O longa tem uma energia ao mesmo tempo terrena e mágica, que vem das imagens
registradas por Sy mas também por muitas das falas e histórias narradas pelos
aldeões. Apesar de pressionada pelos mais velhos e mesmo por demonstrações da
natureza de que Banel deve se separar de Adama, a jovem não se dá por
satisfeita e rejeita a predestinação que lhe foi reservada, de mera
procriadora; ela tem desejos e aspirações próprias. É uma guerreira incansável,
cuja certeza de que sua sina é viver livre é mais intensa do que a força de qualquer tradição. “Banel
& Adama” é um dos favoritos a receber o Caméra d’Or, prêmio de Cannes ao
melhor filme de estreia a ser exibido no festival.

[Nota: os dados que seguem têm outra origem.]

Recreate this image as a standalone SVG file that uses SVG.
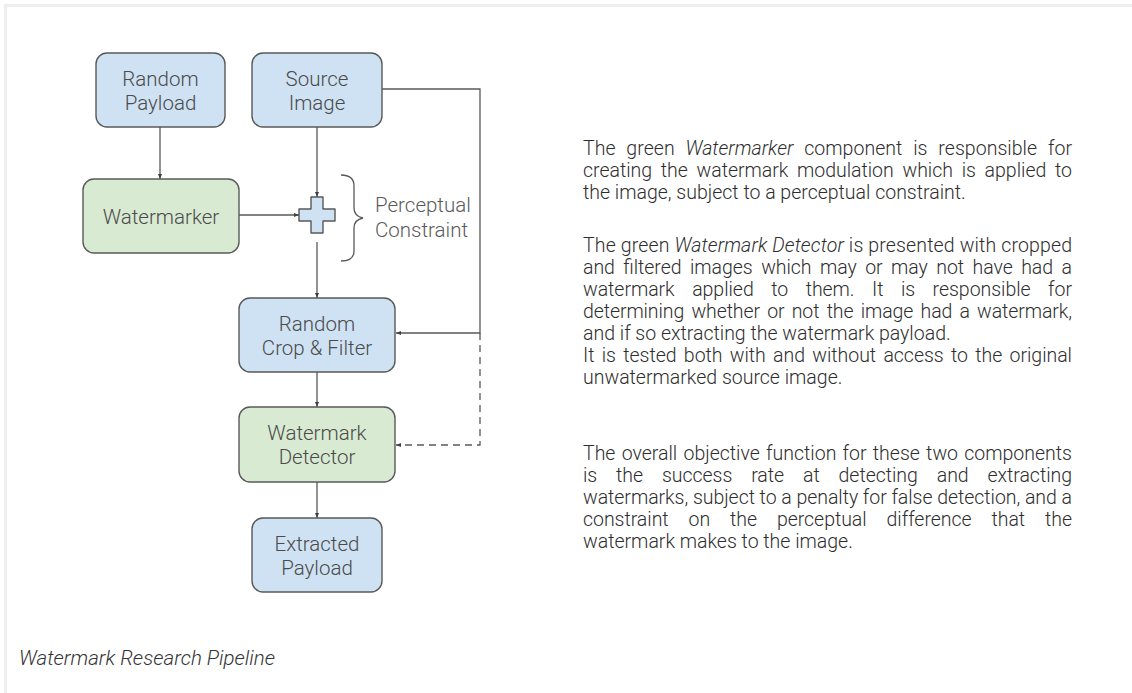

FOUR DAUGHTERS (dir. Kaouther Ben Hania)
Outra africana, a tunisiana Kaouther Ben Hania, também
apresentou um filme de premissa bastante promissora. “Four Daughters” mostra a própria
diretora filmando a história de Olfa, uma mulher muçulmana mãe de quatro
filhas, sendo que duas delas se meteram com grupos terroristas e, após deixarem
a Tunísia, hoje se encontram presas na Líbia. Apesar de terem sido crianças
liberadas, com os anos foram se tornando cada vez mais radicais dentro da
cultura islâmica. Não usavam sequer o véu quando mais jovens, mas por fim não
tiravam a burca por nada e acabaram se alistando para defender grupos extremistas
no país vizinho.
O princípio da mescla entre documentário e ficção dá a impressão de que o filme alçará um belo vôo ao longo da narrativa. Olfa e suas duas filhas mais novas, que representam
a si mesmas em grande parte das cenas, são expressivas e carismáticas. Mas a cineasta não consegue
sustentar sua premissa, e o longa acaba se convertendo em uma semificção
chorosa, cansativa, sobre uma mãe que perde as filhas para o radicalismo. Há
algumas reflexões importantes ali, mas a sensação que fica é a de que a ideia
certa foi parar nas mãos da cineasta errada. Não há, no fim das contas, nenhuma razão que justifique o procedimento de misturar os trechos documentais com os encenados.